In the world of databases, the structure of data is as crucial as the data itself. PostgreSQL, an advanced open-source relational database, offers a robust platform where data is structured in tables comprising rows and columns. However, there comes a time in the lifecycle of any application when you need to evolve your database schema to accommodate new features or changes in business requirements. Adding columns to existing tables is a common task that database administrators and developers need to know how to perform effectively in PostgreSQL. This guide will walk you through the process of adding columns to your PostgreSQL tables, discussing the implications, best practices, and potential pitfalls of the operation. By the end of this discussion, you should feel confident about modifying your table schema by adding new columns in a PostgreSQL database.
Understanding ALTER TABLE Command
The primary SQL command used for adding columns to a PostgreSQL database table is ALTER TABLE. This command is versatile and allows for various table alterations, including adding new columns. The basic syntax for adding a column is as follows:
ALTER TABLE table_name
ADD COLUMN column_name column_type;
This command will modify the structure of the existing table by adding a new column with the specified name and data type. It should be noted that adding a column with a default value or a NOT NULL constraint will result in a full table rewrite if your table already has data. This can lead to performance implications, which we will discuss later.
Adding a Basic Column
Example: Adding a Text Column
Let’s say you have a table called ’employees’ and you wish to add an ’email’ column. You would use the following statement:
ALTER TABLE employees
ADD COLUMN email text;
Output:
Query returned successfully with no result in (duration) ms.
After execution, the ’employees’ table will now have an ’email’ column where you can store email addresses. No default value is set, and emails can be left blank (NULL) since we did not define NOT NULL.
Adding Columns with Constraints
Example: Adding a Column with a NOT NULL Constraint
If the column you are adding must always have a value, i.e., it cannot contain NULL values, you will add a NOT NULL constraint:
ALTER TABLE employees
ADD COLUMN department varchar(100) NOT NULL;
Caution:
Be careful when using NOT NULL on an existing table with records. You must ensure that a default value is provided, or you must fill the existing records with meaningful data to avoid errors.

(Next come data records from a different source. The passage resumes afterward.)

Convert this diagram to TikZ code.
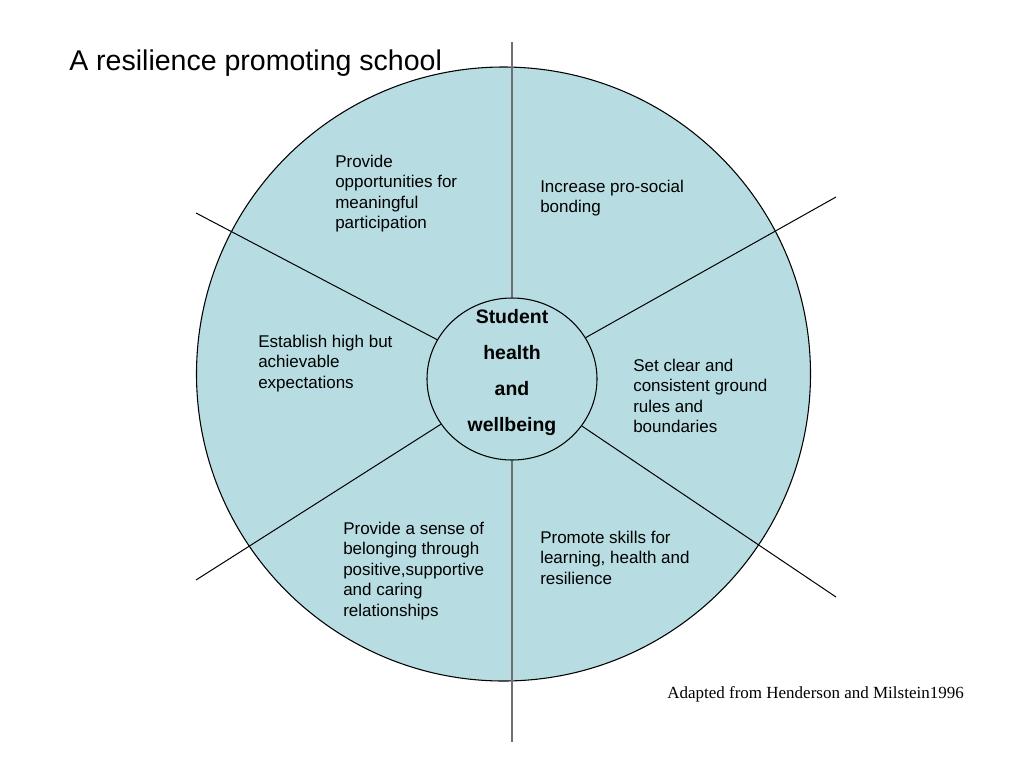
\documentclass[tikz,border=0pt]{standalone}
\usepackage{fontspec}
\setmainfont{Liberation Sans}
\newfontfamily\seriffont{Liberation Serif}
\usetikzlibrary{shapes.geometric}
\definecolor{wheelblue}{HTML}{B7DDE2}
\definecolor{spokegray}{HTML}{6F6F6F}
\begin{document}
\begin{tikzpicture}[x=0.75pt,y=-0.75pt,
  body/.style={anchor=north west, inner sep=0pt, align=left, font=\fontsize{12.75}{15.3}\selectfont, text=black},
  spoke/.style={draw=black, line width=0.75pt},
  axisline/.style={draw=spokegray, line width=1.1pt},
  disc/.style={draw=black, line width=0.8pt, fill=wheelblue, inner sep=0pt}]
\useasboundingbox (0,0) rectangle (1024,768);
\fill[white] (0,0) rectangle (1024,768);
\node[disc, circle, minimum size=460.5pt] (wheel) at (503.5,374) {};
\node[disc, ellipse, minimum width=127.5pt, minimum height=121.5pt] (hub) at (512,379) {};
\coordinate (ntop) at (512,42);
\coordinate (nbot) at (512,742);
\coordinate (ul) at (196,213);
\coordinate (ur) at (836,197);
\coordinate (ll) at (196,580);
\coordinate (lr) at (836,597);
\draw[axisline] (hub) -- (ntop);
\draw[axisline] (hub) -- (nbot);
\draw[spoke] (hub) -- (ul);
\draw[spoke] (hub) -- (ur);
\draw[spoke] (hub) -- (ll);
\draw[spoke] (hub) -- (lr);
\node[anchor=north, inner sep=0pt, align=center, font=\bfseries\fontsize{14.6}{27}\selectfont] (hubtext) at (512,309) {Student\\health\\and\\wellbeing};
\node[body] (t1) at (335,155) {Provide\\opportunities for\\meaningful\\participation};
\node[body] (t2) at (540,180) {Increase pro-social\\bonding};
\node[body] (t3) at (258,335) {Establish high but\\achievable\\expectations};
\node[body] (t4) at (633,359) {Set clear and\\consistent ground\\rules and\\boundaries};
\node[body] (t5) at (343,522) {Provide a sense of\\belonging through\\positive,supportive\\and caring\\relationships};
\node[body] (t6) at (540,531) {Promote skills for\\learning, health and\\resilience};
\node[anchor=base west, inner sep=0pt, font=\fontsize{21.4}{26}\selectfont] (title) at (69,70.5) {A resilience promoting school};
\node[anchor=base west, inner sep=0pt, font=\seriffont\fontsize{12.75}{15}\selectfont] (credit) at (667,698) {Adapted from Henderson and Milstein1996};
\end{tikzpicture}
\end{document}
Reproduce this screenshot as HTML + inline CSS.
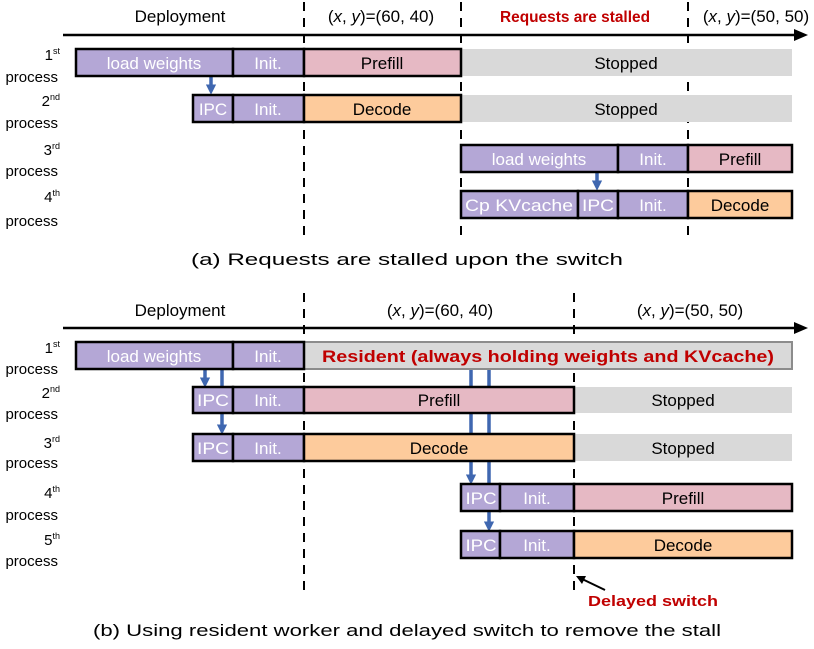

Adding Columns with Default Values
Example: Adding a Column with a Default Value
Adding a column with a default value is straightforward. For instance, if you want to add an ‘entry_date’ column that defaults to the current date:
ALTER TABLE employees
ADD COLUMN entry_date date DEFAULT CURRENT_DATE;
This will not only add the ‘entry_date’ column but also populate it with the current date for existing rows. Adding a default value can also trigger a table rewrite so it should be done with caution on large tables.
Performance Considerations
Altering a table’s structure by adding columns can have performance impacts, especially on large tables. If a column is added with a default value and the table has a significant number of rows, PostgreSQL internally rewrites the table to include the new column. This could lead to increased I/O, table bloat, and higher CPU usage temporarily until the operation completes. Consequently, this should be performed during maintenance windows or periods of low activity to minimize disruption.
Transactional DDL in PostgreSQL
One of PostgreSQL’s strengths is its support for transactional DDL. This means that schema changes, like adding columns, are atomic operations. If anything goes wrong during the column addition, the whole transaction will be rolled back, leaving the table schema unchanged and ensuring the integrity of your database.
Locking Considerations
When you add a column to a table, PostgreSQL acquires a lock on the table to ensure data consistency. The level of locking depends on the specific operations involved in altering the table. For straightforward column additions without default values, the lock is typically brief. However, if a column with default values is added and a table rewrite is triggered, the lock can be held for an extended period, possibly leading to contention. It is crucial to plan for such changes and notify your application users accordingly.
Conclusion
Adding columns to a PostgreSQL table is a largely straightforward process that can be performed with a basic ALTER TABLE command. However, the operation can become more complex and require greater care when adding columns with constraints, such as NOT NULL, or with default values. Always consider the performance implications and locking behaviors to maintain the smooth operation of your database. By following the best practices outlined in this discussion, you can ensure that your schema changes are conducted safely, efficiently, and with minimal impact on your database’s users.